James Brooks dismissed this with his own assertion that Marshall’s insecurity was mostly a private affair as he praised her artistic insights and her compassion for the actors she worked with. "You can't do the job she's done and have it be dictated by insecurities,” he stated.
Still, Marshall did a lot in her life to garner a sympathetic view from many of those that worked with her. For one, Hanks worked again with Marshall on A League of Their Own, another successful pairing for the two of them. After filming Big, Marshall discussed at some length the rapport that was needed between her and Hanks to keep him from naturally overplaying the part as an adult imagining what a kid would do. To that effect, Marshall had David Moscow, who played the young version of Josh, filmed while acting out all of Tom Hanks’ parts so that Hanks would be able to give a more authentic performance.

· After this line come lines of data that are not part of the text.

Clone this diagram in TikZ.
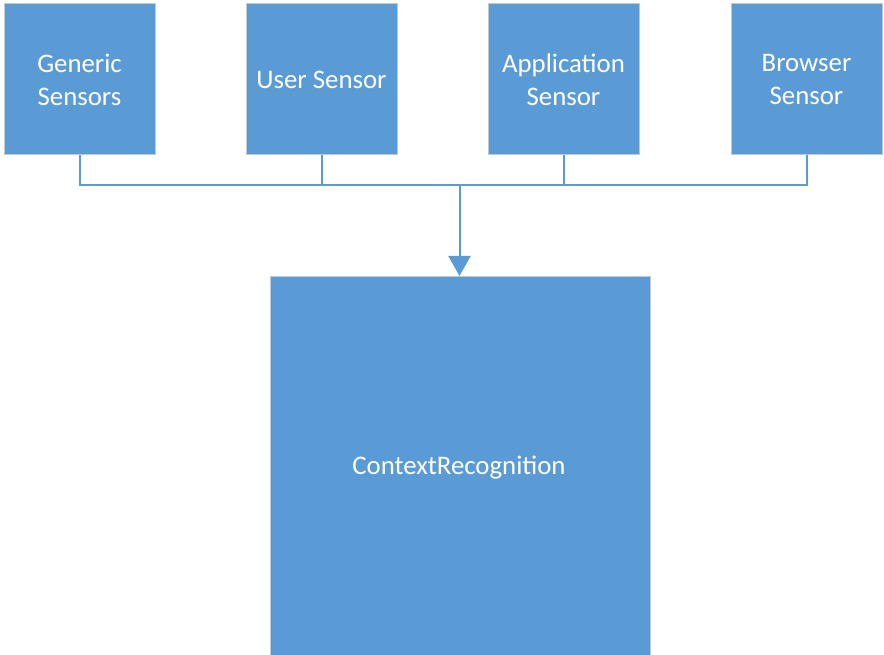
\documentclass[tikz,border=0pt]{standalone}
\usepackage{fontspec}
\setmainfont{Carlito}
\usetikzlibrary{arrows.meta}
\definecolor{boxblue}{HTML}{5B9BD5}
\definecolor{edgegray}{HTML}{C0C8D0}
\begin{document}
\begin{tikzpicture}[x=1pt,y=-1pt,
  labelfont/.style={font=\fontsize{26.8}{33}\selectfont},
  sensorbox/.style={draw=edgegray,line width=1pt,fill=boxblue,minimum width=151pt,minimum height=151pt,
    inner sep=0pt,text=white,align=center,labelfont},
  wire/.style={draw=boxblue,line width=2pt},
  ]
\useasboundingbox (0,0) rectangle (884,655);
\node[sensorbox] (gen) at (79.5,79.5) {Generic\\Sensors};
\node[sensorbox] (usr) at (321.5,79.5) {User Sensor};
\node[sensorbox] (app) at (563.5,79.5) {Application\\Sensor};
\node[sensorbox] (brw) at (806.5,79.5) {Browser\\Sensor};
\node[draw=edgegray,line width=1pt,fill=boxblue,minimum width=380pt,minimum height=420pt,inner sep=0pt,
  anchor=north] (ctx) at (460,276) {};
\node[text=white,labelfont] (lbl) at (459,468) {ContextRecognition};
\coordinate (bus) at (459.5,185);
\draw[wire] (gen.south) |- (bus);
\draw[wire] (brw.south) |- (bus);
\draw[wire] (usr.south) -- (usr.south |- bus);
\draw[wire] (app.south) -- (app.south |- bus);
\draw[wire,-{Triangle[length=20pt,width=22pt]}] (bus) -- (bus |- ctx.north);
\end{tikzpicture}
\end{document}
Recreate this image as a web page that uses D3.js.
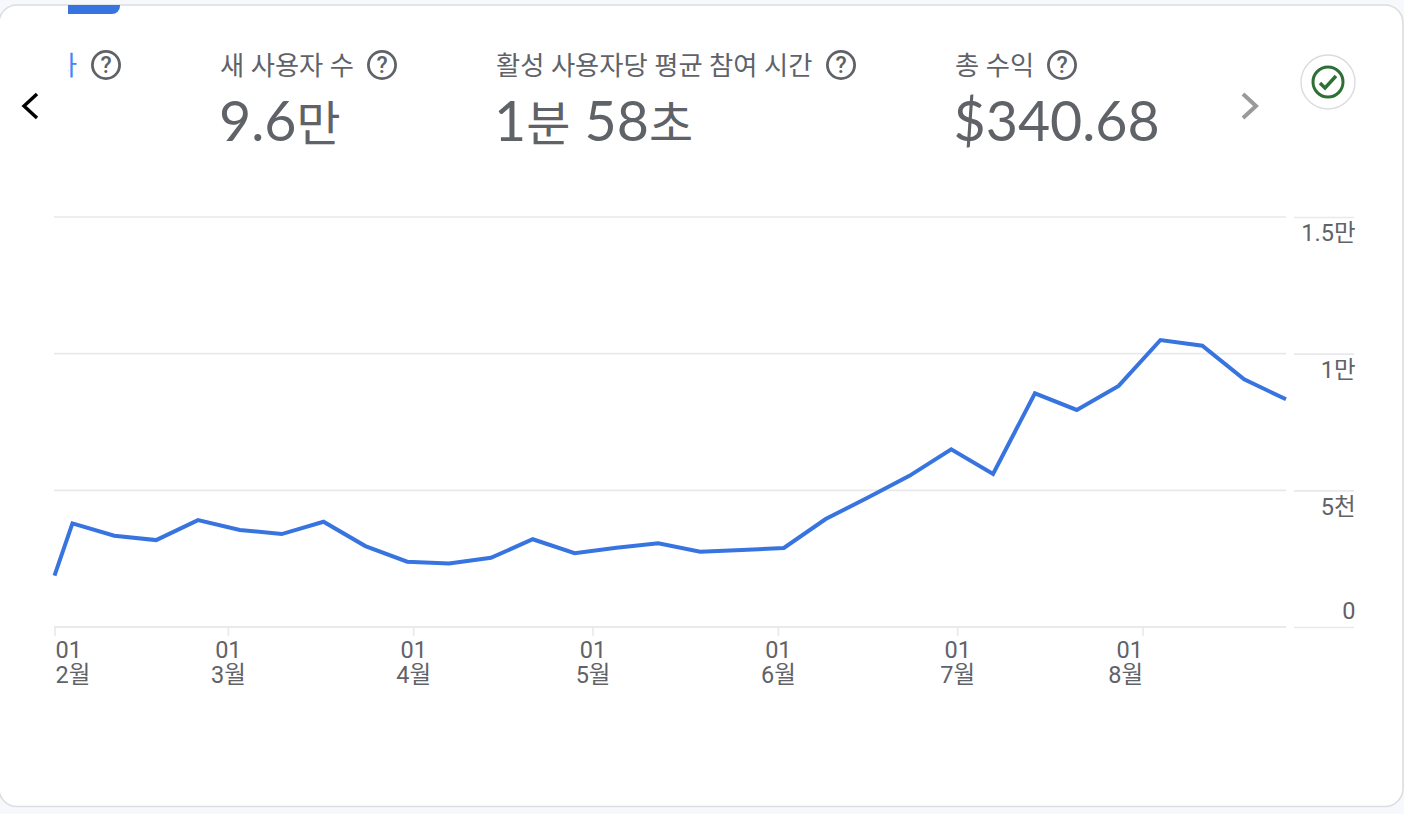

On Marshall’s passing, Hanks wrote, “Goodbye, Penny. Man, did we laugh a lot! Wish we still could. Love you. Hanx.”
In her life, Penny Marshall was known as a dedicated friend and family member. She was frank in interviews about her struggles with anxiety, self-consciousness, and fear of failure. Her incredibly impressive body of work isn’t always acknowledged for being either as successful nor so insightful as it really is. Big is unquestionably one of Marshall’s most impactful works, and certainly the film that cemented her career as a director. Although Marshall is gone, her work will be reaching new audiences for a long time to come.